Dans leur traditionnel message de Noël, les évêques du Tchad ont dressé un bilan annuel sombre sur le plan politique, social et sanitaire, appelant aussi bien les citoyens que des autorités à plus de responsabilité.
La cohabitation pacifique mise à rude épreuve, la précipitation dans la prise de certaines décisions politiques, l’espoir d’une jeunesse brisé et la situation sociale de plus en plus désastreuse : c’est le résumé du traditionnel message de Noël des évêques du Tchad, réunis depuis le 30 novembre à N’Djaména pour la conférence épiscopale (Cet).
Sur le plan sanitaire, les évêques qui saluent les mesures prises pour circonscrire la pandémie de Covid-19, dénoncent le comportement irresponsable de certains. «Nous constatons que certains de nos concitoyens profitent du malheur des uns pour s’enrichir impunément », regrettent-ils.
D’après les évêques, si la promesse de recrutement de 20.000 jeunes à la fonction publique a suscité de l’enthousiasme au début, cet espoir cède aujourd’hui place à la frustration et à un sentiment d’exclusion chez bon nombre de jeunes en raison du manque de transparence dans le traitement des dossiers. « Pendant que certains recomposaient leurs dossiers, d’autres étaient intégrés sans dossiers. La même exclusion s’observe dans le traitement des retraités et la nomination aux postes de responsabilité au détriment de mérite et de la compétence», dénoncent-ils.
Pour les évêques, les conflits intercommunautaires tuent plus que le coronavirus. « Nous ne croyons plus que la solution soit seulement dans les arrangements, de l’arbitraire appliqué, de l’auto-justice grandissante et de l’ingérence du polico-militaire dans le système judiciaire », s’insurgent les évêques qui se demandent : « d’où viennent les armes de guerre dans les mains des civils qui n’ont pas le droit de les posséder » ?
De leur constat, la cohabitation pacifique «tant clamée et recherchée » continue à être compromise par des comportements violents au quotidien. « Faut-il réduire la question de la cohabitation pacifique et de la concorde nationale au silence des armes ? Lorsque le soleil se couche sur la crainte d’un lendemain incertain, quand dans nos villes et villages circulent des armes de guerre, ou encore lorsque les expressions de revendication publique des droits et libertés fondamentales sont interdites et réprimés, ne sommes-nous pas en train de contribuer à attiser de haine dans les cœurs? », poursuivent-ils.

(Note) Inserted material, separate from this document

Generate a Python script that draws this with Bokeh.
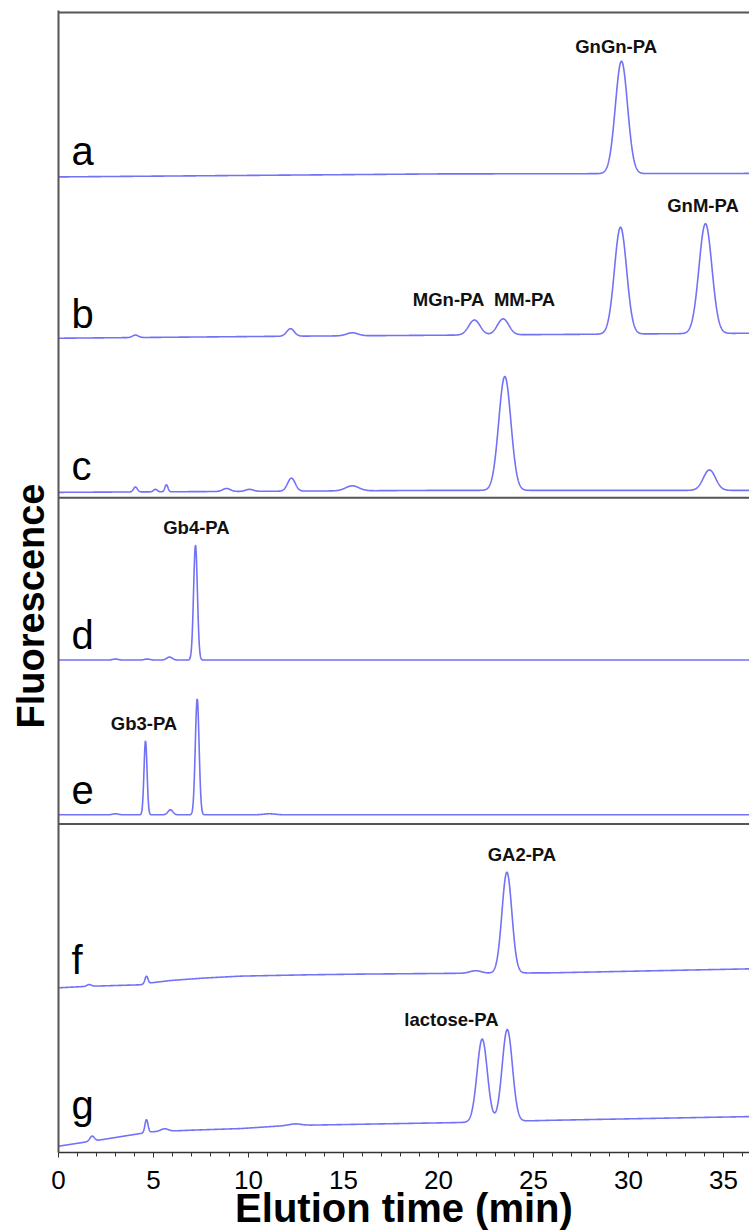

Des décisions prises à la hâte
Sur le plan politique, les évêques tchadiens pointent certaines décisions prises dans la précipitation qui, « au lieu de mettre en avant les droits des citoyens, les réduisent à n’être que des simples voix électorales ». Pour eux, la pérennisation de cette façon de concevoir la chose politique « ne fait qu’engendrer la méfiance et la suspicion dans les rapports intercommunautaires ». Ils constatent qu’une partie importante des tchadiens sont contraints de bâtir leur vie sans se sentir concernés par la politique du pays. «Comment imprégner les générations à venir du sens noble de leur participation à la vie politique si certains font de la politique un moyen d’enrichissement illicite et de mensonge structurés et structurels », s’interrogent-ils.
La conférence épiscopale qui constate avec regret que beaucoup de concitoyens se soient pas enrôlés pour l’incompétence des agents, la défaillance des machines et l’insuffisance de sensibilisation trouve incompréhensible l’intransigeance de la Céni en dépit des demandes de prolongation. « Comment permettre aux citoyens non enrôlés d’exercer leur droit de vote ou cela fait aussi parti des mécanismes d’exclusion », se demande le prélat qui s’inquiète que « les forums remplacent la consultation du peuple par referendum.